O que você acha que mudou no seu processo de escrita ao longo dos anos? O que você diria a si mesmo se pudesse voltar à escrita de seus primeiros textos?
bom, lancei um livro muito jovem e hoje acho a escrita dele uma merda. mas tem um ritmo ali, humor e situações urbanas que as pessoas até hoje leem e gostam, mas se um profissional ler achará tão ruim quanto acho. mas talvez seja o nível mais sincero da juventude.
“sempre fui referência, hoje sou Leminski” disse o próprio Leminski ao publicar, se não me engano, seu último livro em vida. acho que é isso que vem acontecendo comigo. tenho encontrado meu próprio caminho, meu próprio ritmo, minha estética. espero que um dia eu chegue além de mim mesmo e abandone a minha própria referência e consiga continuar evoluindo pra outro lugar ainda meu do estado atual. talvez mais difícil de sair das sombras de nossas referências é sair da nossa própria sombra quando alcançamos um lugar legal.
acho que isso é um processo que acontece com a maioria dxs escritorxs. é difícil alguém começar maduro como Drummond no qual o primeiro poema de seu primeiro livro já é “Poema de sete faces”. um escritor que já começa maduro. já começa ele mesmo.
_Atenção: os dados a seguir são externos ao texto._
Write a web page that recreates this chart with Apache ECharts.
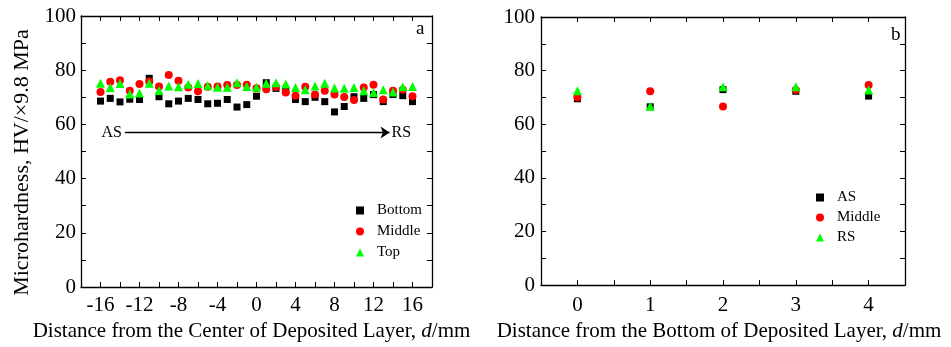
<!DOCTYPE html>
<html>
<head>
<meta charset="utf-8">
<script src="https://cdn.jsdelivr.net/npm/echarts@6/dist/echarts.min.js"></script>
<style>
  html, body { margin: 0; padding: 0; background: #fff; }
  #chart { width: 951px; height: 347px; }
</style>
</head>
<body>
<div id="chart"></div>
<script>
// panel a: distance from center of deposited layer (mm)
const centerDistance = [-16, -15, -14, -13, -12, -11, -10, -9, -8, -7, -6, -5, -4, -3, -2, -1, 0,
  1, 2, 3, 4, 5, 6, 7, 8, 9, 10, 11, 12, 13, 14, 15, 16];
const bottomHv = [68.6, 69.6, 68.3, 69.3, 69.2, 77.0, 70.2, 67.6, 68.6, 69.6, 69.2, 67.6, 67.8, 69.2, 66.4, 67.3, 70.4,
  75.4, 73.3, 72.5, 69.2, 68.4, 70.0, 68.4, 64.6, 66.6, 70.2, 69.6, 71.0, 68.4, 71.0, 70.6, 68.4];
const middleHv = [72.0, 75.7, 76.3, 72.4, 74.9, 75.8, 74.0, 78.2, 76.1, 73.6, 72.2, 73.9, 74.0, 74.5, 74.5, 74.6, 73.3,
  73.0, 73.8, 71.8, 70.6, 73.9, 71.0, 72.4, 71.0, 70.1, 69.0, 73.6, 74.6, 69.2, 72.4, 72.8, 70.4];
const topHv = [75.2, 73.6, 75.1, 71.2, 71.6, 75.2, 72.5, 74.2, 73.9, 74.8, 75.1, 74.3, 73.7, 73.7, 75.4, 74.0, 73.7,
  75.2, 75.4, 74.9, 73.6, 72.8, 74.2, 75.2, 73.4, 73.3, 73.6, 72.4, 71.8, 72.8, 72.0, 73.9, 74.0];

// panel b: distance from bottom of deposited layer (mm)
const bottomDistance = [0, 1, 2, 3, 4];
const asHv = [69.5, 66.5, 72.9, 72.3, 70.5];
const midHv = [70.1, 72.3, 66.6, 72.8, 74.6];
const rsHv = [72.5, 66.7, 74.0, 74.0, 72.8];

// AS -> RS arrow in panel a
const arrowFrom = [-13.5, 57];
const arrowTo = [13.65, 57];

const FONT = "Liberation Serif";
const pair = (xs, ys) => xs.map((x, i) => [x, ys[i]]);

const chart = echarts.init(document.getElementById("chart"), null, { renderer: "canvas" });

const frameLine = { onZero: false, lineStyle: { color: "#000", width: 1.3 } };
const tickIn = { inside: true, length: 5, lineStyle: { color: "#000", width: 1 } };
const hvLabel = (v) => (v % 20 === 0 ? String(v) : "");

function bottomAxis(grid, min, max, step, labelFn, name, gap, margin, shift) {
  return {
    type: "value", gridIndex: grid, min, max, interval: step,
    axisLine: frameLine, axisTick: tickIn, splitLine: { show: false },
    axisLabel: { formatter: labelFn, color: "#000", fontFamily: FONT, fontSize: 21, margin, showMinLabel: true, showMaxLabel: true },
    name, nameLocation: "middle", nameGap: gap,
    nameTextStyle: {
      color: "#000", fontFamily: FONT, fontSize: 21, padding: [0, shift, 0, 0],
      rich: { i: { fontStyle: "italic", fontFamily: FONT, fontSize: 21, color: "#000" } }
    }
  };
}
function mirrorAxis(grid, min, max, step, position) {
  return {
    type: "value", gridIndex: grid, min, max, interval: step, position,
    axisLine: frameLine, axisTick: tickIn, axisLabel: { show: false }, splitLine: { show: false }
  };
}

const scatter = (name, data, xi, yi, symbol, size, color) => ({
  name, type: "scatter", xAxisIndex: xi, yAxisIndex: yi, data,
  symbol, symbolSize: size, itemStyle: { color, opacity: 1 }, silent: true
});

const legendText = { color: "#000", fontFamily: FONT, fontSize: 15, padding: [0, 0, 0, 8] };

chart.setOption({
  animation: false,
  grid: [
    { left: 81, right: 519, top: 16, bottom: 60 },
    { left: 541, right: 46, top: 17, bottom: 54 }
  ],
  xAxis: [
    bottomAxis(0, -18, 18, 2, (v) => (v % 4 === 0 ? String(v) : ""),
      "Distance from the Center of Deposited Layer, {i|d}/mm", 29, 8, 10),
    mirrorAxis(0, -18, 18, 2, "top"),
    bottomAxis(1, -0.5, 4.5, 0.5, (v) => (Number.isInteger(v) ? String(v) : ""),
      "Distance from the Bottom of Deposited Layer, {i|d}/mm", 30, 10, 8),
    mirrorAxis(1, -0.5, 4.5, 0.5, "top")
  ],
  yAxis: [
    {
      type: "value", gridIndex: 0, min: 0, max: 100, interval: 10,
      axisLine: frameLine, axisTick: tickIn, splitLine: { show: false },
      axisLabel: { formatter: hvLabel, color: "#000", fontFamily: FONT, fontSize: 21, margin: 5 },
      name: "Microhardness, HV/\u00d79.8 MPa", nameLocation: "middle", nameGap: 48,
      nameTextStyle: { color: "#000", fontFamily: FONT, fontSize: 22, padding: [0, 22, 0, 0] }
    },
    mirrorAxis(0, 0, 100, 10, "right"),
    {
      type: "value", gridIndex: 1, min: 0, max: 100, interval: 10,
      axisLine: frameLine, axisTick: tickIn, splitLine: { show: false },
      axisLabel: { formatter: hvLabel, color: "#000", fontFamily: FONT, fontSize: 21, margin: 6 }
    },
    mirrorAxis(1, 0, 100, 10, "right")
  ],
  legend: [
    {
      data: [
        { name: "Bottom", icon: "rect" },
        { name: "Middle", icon: "circle" },
        { name: "Top", icon: "triangle" }
      ],
      orient: "vertical", left: 351, top: 198, itemWidth: 8, itemHeight: 8, itemGap: 6,
      selectedMode: false, textStyle: legendText
    },
    {
      data: [
        { name: "AS", icon: "rect" },
        { name: "Mid", icon: "circle" },
        { name: "RS", icon: "triangle" }
      ],
      formatter: (n) => (n === "Mid" ? "Middle" : n),
      orient: "vertical", left: 811, top: 185, itemWidth: 8, itemHeight: 8, itemGap: 5,
      selectedMode: false, textStyle: legendText
    }
  ],
  series: [
    scatter("Bottom", pair(centerDistance, bottomHv), 0, 0, "rect", 7, "#000000"),
    scatter("Middle", pair(centerDistance, middleHv), 0, 0, "circle", 8, "#ff0000"),
    scatter("Top", pair(centerDistance, topHv), 0, 0, "triangle", 9, "#00ff00"),
    {
      type: "scatter", xAxisIndex: 0, yAxisIndex: 0, data: [], silent: true,
      markLine: {
        silent: true, symbol: ["none", "arrow"], symbolSize: 9,
        lineStyle: { color: "#000", width: 1.3, type: "solid" },
        label: { show: false },
        data: [[{ coord: arrowFrom }, { coord: arrowTo }]]
      },
      markPoint: {
        silent: true, symbol: "circle", symbolSize: 0,
        label: { show: true, color: "#000", fontFamily: FONT, fontSize: 16 },
        data: [
          { coord: arrowFrom, label: { formatter: "AS", position: "left", distance: 3 } },
          { coord: arrowTo, label: { formatter: "RS", position: "right", distance: 2 } }
        ]
      }
    },
    scatter("AS", pair(bottomDistance, asHv), 2, 2, "rect", 7, "#000000"),
    scatter("Mid", pair(bottomDistance, midHv), 2, 2, "circle", 8, "#ff0000"),
    scatter("RS", pair(bottomDistance, rsHv), 2, 2, "triangle", 9, "#00ff00")
  ],
  graphic: [
    { type: "text", left: 416, top: 20, style: { text: "a", font: `19px "${FONT}"`, fill: "#000" } },
    { type: "text", left: 891, top: 26, style: { text: "b", font: `19px "${FONT}"`, fill: "#000" } }
  ]
});
</script>
</body>
</html>
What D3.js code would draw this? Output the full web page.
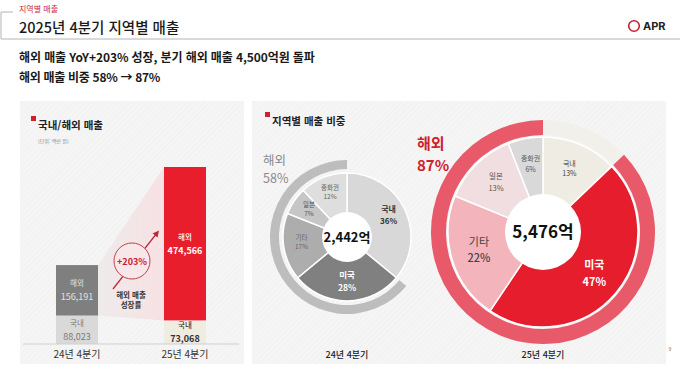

Que projeto você gostaria de fazer, mas ainda não começou? Que livro você gostaria de ler e ele ainda não existe?
terminei um livro que é uma prosa poética experimental e tô estudando a maneira mais legal pra publicá-lo. fora isso, tem uma história que ainda não comecei a escrever, pois não amadureci ainda a ideia do personagem principal e tampouco da história e fugiria completamente de todo meu processo de trabalho que respondi aqui, pois seria pura ficção baseado numa notícia de jornal e também no meu gosto por Rubem Fonseca. seria um romance policial sobre traições, incestos e abusos sexuais.
queria ler seu livro. existe?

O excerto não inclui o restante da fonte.